Again this is a risky stock and is not suitable for those seeking stability. However it does have over 100% possible upside if things work out. Please do your own due diligence.

Saturday, January 31, 2015

Biggest drop in oil rig count since 1987

Link:

Petroleum producers took 94 oil-drilling rigs off the market in the United States this week as sub-$50 oil continued to wreak havoc on the oil industry, Baker Hughes reported Friday.

It was the biggest one-week decline for oil rigs since 1987, the earliest year of Baker Hughes data available. That year, the oil industry had faced another oil bust that left hundreds of rigs idle or repossessed by banks, which sold them for scrap.

This week’s drop left 1,223 oil units up, the lowest number in three years.

Yes markets work.
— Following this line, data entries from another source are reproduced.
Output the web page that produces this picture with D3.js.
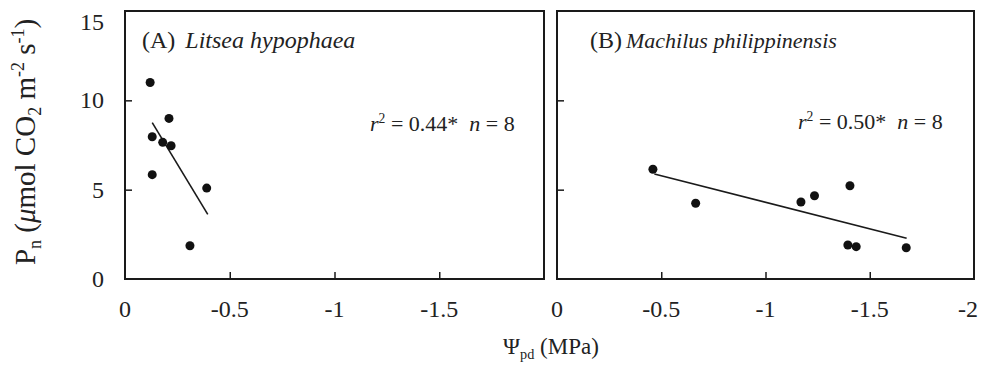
<!DOCTYPE html>
<html>
<head>
<meta charset="utf-8">
<script src="https://d3js.org/d3.v7.min.js"></script>
<style>
  body { margin: 0; background: #fff; }
  svg { display: block; font-family: "Liberation Serif", "Times New Roman", serif; }
  .frame { fill: none; stroke: #1a1a1a; stroke-width: 2px; }
  .tick line { stroke: #1a1a1a; stroke-width: 1.5px; }
  .fit { fill: none; stroke: #1a1a1a; stroke-width: 1.6px; }
  .dot { fill: #111; }
  text { fill: #222; }
</style>
</head>
<body>
<svg width="981" height="369"></svg>
<script>
// ticks
const xTicks = [0, -0.5, -1, -1.5, -2];
const yTicks = [0, 5, 10, 15];

// (A) Litsea hypophaea
const litseaPsi = [-0.12, -0.13, -0.18, -0.22, -0.21, -0.13, -0.39, -0.31];
const litseaPn  = [11.0, 7.96, 7.65, 7.46, 8.99, 5.84, 5.09, 1.86];
const litseaFitPsi = [-0.13, -0.395];
const litseaFitPn  = [8.75, 3.62];

// (B) Machilus philippinensis
const machilusPsi = [-0.46, -0.665, -1.17, -1.235, -1.405, -1.395, -1.435, -1.675];
const machilusPn  = [6.14, 4.24, 4.31, 4.66, 5.22, 1.90, 1.81, 1.75];
const machilusFitPsi = [-0.467, -1.677];
const machilusFitPn  = [5.88, 2.28];

const panels = [
  { left: 125, right: 544, tag: "(A)", name: "Litsea hypophaea", nameSize: 24,
    titleX: 142, nameGap: 10,
    psi: litseaPsi, pn: litseaPn, fitPsi: litseaFitPsi, fitPn: litseaFitPn,
    r2: "0.44*", statX: 370, statY: 131, yLabels: true, lastX: false },
  { left: 557, right: 974, tag: "(B)", name: "Machilus philippinensis", nameSize: 22,
    titleX: 590, nameGap: 4,
    psi: machilusPsi, pn: machilusPn, fitPsi: machilusFitPsi, fitPn: machilusFitPn,
    r2: "0.50*", statX: 798, statY: 129, yLabels: false, lastX: true }
];

const svg = d3.select("svg");
const plotTop = 11, plotBottom = 279;
const y = d3.scaleLinear().domain([0, 15]).range([plotBottom, plotTop]);

// writes text pieces: [string, kind] kind = "", "i", "sub", "sup"
function rich(el, parts, size) {
  let shift = 0;
  parts.forEach(([s, k]) => {
    const t = el.append("tspan").text(s);
    let want = 0;
    if (k === "sub") { want = size * 0.2; t.attr("font-size", size * 0.62); }
    if (k === "sup") { want = -size * 0.38; t.attr("font-size", size * 0.62); }
    if (k === "i") t.attr("font-style", "italic");
    if (want !== shift) { t.attr("dy", want - shift); shift = want; }
  });
}

panels.forEach(p => {
  const x = d3.scaleLinear().domain([0, -2]).range([p.left, p.right]);
  const g = svg.append("g");

  // x axis, ticks pointing inward
  const xa = g.append("g").attr("transform", `translate(0,${plotBottom})`)
    .call(d3.axisBottom(x).tickValues(xTicks.slice(1, 4)).tickSizeInner(-7).tickSizeOuter(0).tickFormat(""));
  xa.select(".domain").remove();

  const xl = p.lastX ? xTicks : xTicks.slice(0, 4);
  g.selectAll(".xl").data(xl).join("text")
    .attr("x", d => d === -2 ? x(d) + 4 : x(d)).attr("y", 317)
    .attr("text-anchor", d => d === -2 ? "end" : "middle").attr("font-size", 24)
    .text(d => String(d));

  // y axis
  const ya = g.append("g").attr("transform", `translate(${p.left},0)`)
    .call(d3.axisLeft(y).tickValues([5, 10]).tickSizeInner(-7).tickSizeOuter(0).tickFormat(""));
  ya.select(".domain").remove();

  if (p.yLabels) {
    g.selectAll(".yl").data(yTicks).join("text")
      .attr("x", 104).attr("y", d => Math.max(y(d), 22))
      .attr("dy", "0.34em")
      .attr("text-anchor", "end").attr("font-size", 24)
      .text(d => d);
  }

  g.append("rect").attr("class", "frame")
    .attr("x", p.left).attr("y", plotTop)
    .attr("width", p.right - p.left).attr("height", plotBottom - plotTop);

  // fitted line
  const line = d3.line().x(d => x(d[0])).y(d => y(d[1]));
  g.append("path").attr("class", "fit")
    .attr("d", line(d3.zip(p.fitPsi, p.fitPn)));

  // points
  g.selectAll(".dot").data(d3.zip(p.psi, p.pn)).join("circle")
    .attr("class", "dot")
    .attr("cx", d => x(d[0])).attr("cy", d => y(d[1])).attr("r", 4.5);

  // panel title
  const title = g.append("text").attr("x", p.titleX).attr("y", 48).attr("font-size", 24);
  title.append("tspan").text(p.tag);
  title.append("tspan").attr("dx", p.nameGap).attr("font-style", "italic")
    .attr("font-size", p.nameSize).text(p.name);

  // statistics
  const st = g.append("text").attr("x", p.statX).attr("y", p.statY).attr("font-size", 22);
  rich(st, [["r", "i"], ["2", "sup"], [" = " + p.r2 + "\u00a0\u00a0", ""], ["n", "i"], [" = 8", ""]], 22);
});

// y axis title
const yt = svg.append("text")
  .attr("transform", "translate(35,142) rotate(-90)")
  .attr("text-anchor", "middle").attr("font-size", 29);
rich(yt, [["P", ""], ["n", "sub"], [" (", ""], ["\u03bc", "i"], ["mol CO", ""], ["2", "sub"],
          [" m", ""], ["-2", "sup"], [" s", ""], ["-1", "sup"], [")", ""]], 29);

// x axis title
const xt = svg.append("text")
  .attr("x", 551).attr("y", 354)
  .attr("text-anchor", "middle").attr("font-size", 23);
rich(xt, [["\u03a8", ""], ["pd", "sub"], [" (MPa)", ""]], 23);
</script>
</body>
</html>
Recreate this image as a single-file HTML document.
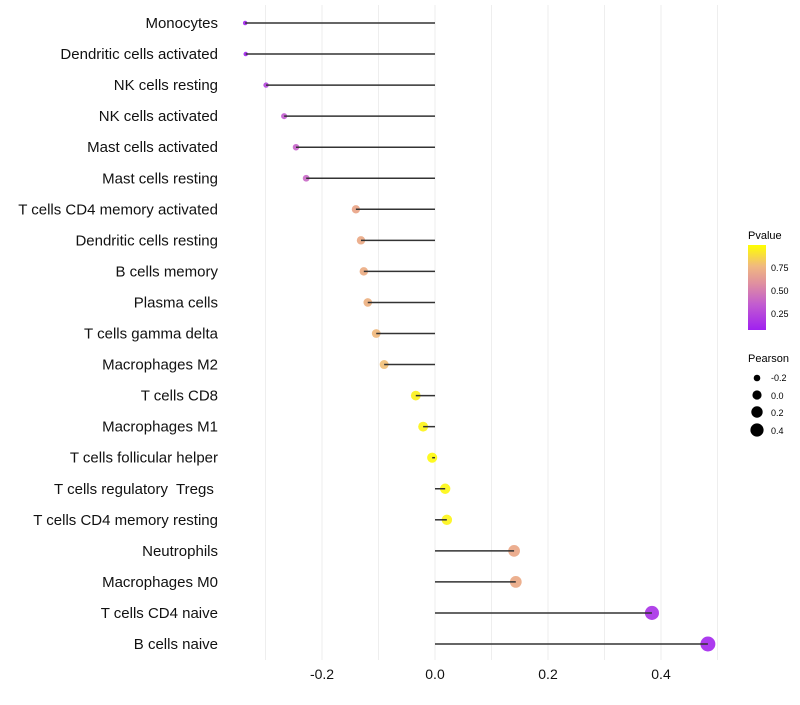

Keep your powder dry as this will eventually lead to the mother of all buying opportunities in oil stocks.

Sunday, January 25, 2015

Oil prices going to $200 barrel?

Link:

The head of Italian energy company Eni Spa urged OPEC on Wednesday to act to restore stability in oil prices, which he warned could overshoot to $200 per barrel several years down the road because of low investment now.

Claudio Descalzi told Reuters Television he expected prices to stay low for 12-18 months but then start a gradual recovery as U.S. shale oil production began falling.

(skip)

 "A lot of our projects are long term to have production in five or six years. And that is a problem. If you are cutting capex (capital expenditure) drastically now - we can have a lack of production in four or five years creating a new increased oil price at $200 maybe," Descalzi said.

I do not know if oil prices will go to $200 per barrel but I do know that all the recent production from US shale will dry up in 12-18 months and prices will head higher. The whole "shale revolution" was nothing but a red queens race where more and more wells had to be drilled just to maintain production not to mention grow production. I do know that with low prices there will develop a big dip in spending on development drilling and replacement of reserves. Once the shale players are driven out of business there goes the marginal supply and oil prices will increase. This will be a great opportunity for speculators like myself.

Saturday, January 24, 2015

Rig count continues to crash

Link:


The number of oil and gas rigs in use in the US fell by 43 last week to 1,633, according to data from Baker Hughes.

This is the lowest level since the week of August 6, 2010. 

The drop in rig count last week was comprised of 49 oil rigs falling out of use and 6 natural gas rigs coming on-line. The number of oil and gas rigs in use is now down by 144 from a year ago. Oil rigs in use are down 99 from last year to 1,317 and are down 209 from their peak of 1,609 hit in October. 
This week's drop in rig use saw the biggest decline from the Williston shale basin after the Permian and Eagle Ford basins had paced losses over the last few weeks.


The associated chart in the article of rig count looks like a rock falling to the ground.

2015 uranium forecast

                                                                                                                                                                               
Events are coming together for the long anticipated revival of the uranium market. Lower uranium mine production, more reactors coming online equals a higher uranium price. I have been adding to my Uranium Participation Corp. shares at these low prices.